Excluding payments on maturing ecu Treasury bills and proceeds from new bills, the underlying change in the reserves in August was dollars 1.28bn. The change includes interest receipts on the stock of reserves and interest payments on foreign currency borrowing. Foreign currency payments by government departments, such as soldiers' pay in Germany, also reduce the reserves.

There was no sign of intervention yesterday. The pound gained just over a quarter of a pfennig to close at DM2.7862, still less than a pfennig above its floor in the exchange rate mechanism.

The dollar fell slightly against sterling and the mark. It dropped by a tenth of a pfennig to DM1.3905, a record low.

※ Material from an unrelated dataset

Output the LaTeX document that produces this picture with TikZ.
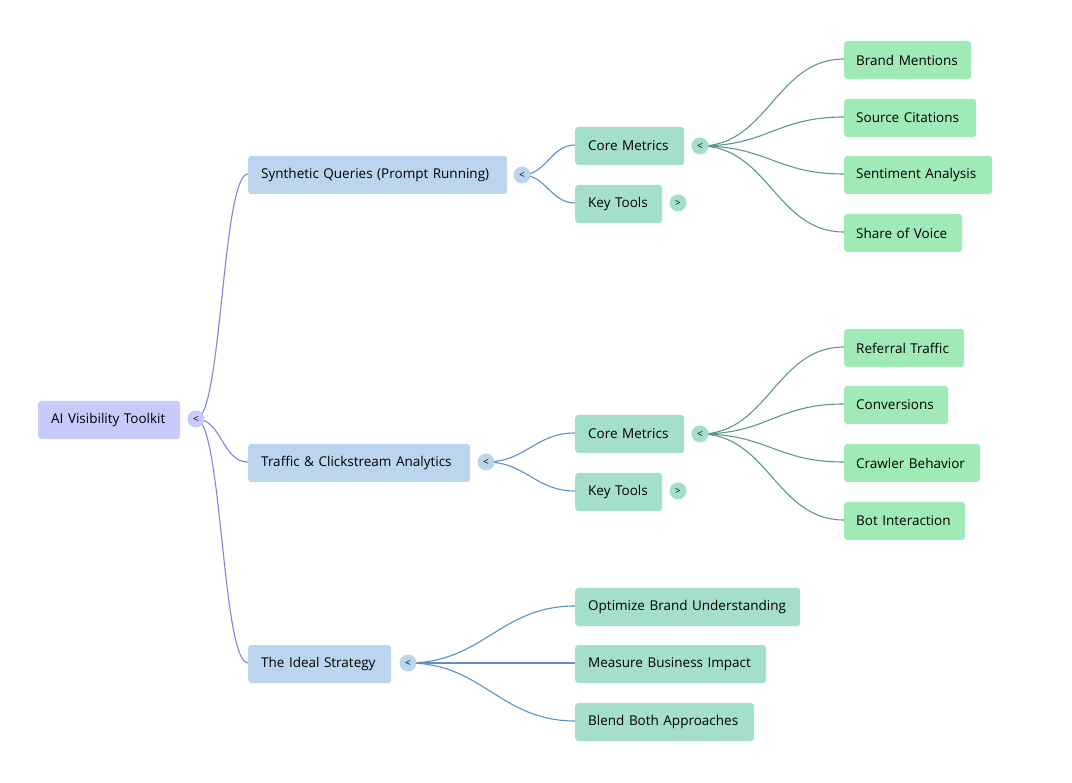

The pound rose by 0.3 cents to dollars 2.003, a new high since 1981. The dollar took little comfort from a 1.1 per cent fall in US factory orders in July to dollars 241.76bn, although the drop was slightly smaller than forecast.

Dealers said dollars 2 was acting as a psychological floor to the pound for corporate currency transactions, having operated as a ceiling when the pound was below that point. This helped to buoy the pound against the mark.

Fears of an interest-rate rise to defend sterling eased further in the money markets. The three- month interbank lending rate - which tracks City base rate expectations - fell by 1/8 of a percentage point to 107 16 . This still suggests the market expects the next move in rates to be up rather than down and fully discounts a quarter-point rise.

Today's Bundesbank council meeting is not expected to change German official interest rates - the Lombard and Discount rates within which money market rates can fluctuate. Nor did money market interest rates ease yesterday, as some observers had hoped. Western German industrial production fell 0.3 per cent in July, with figures expected to be released today showing that German gross domestic product fell 1 per cent in the second quarter.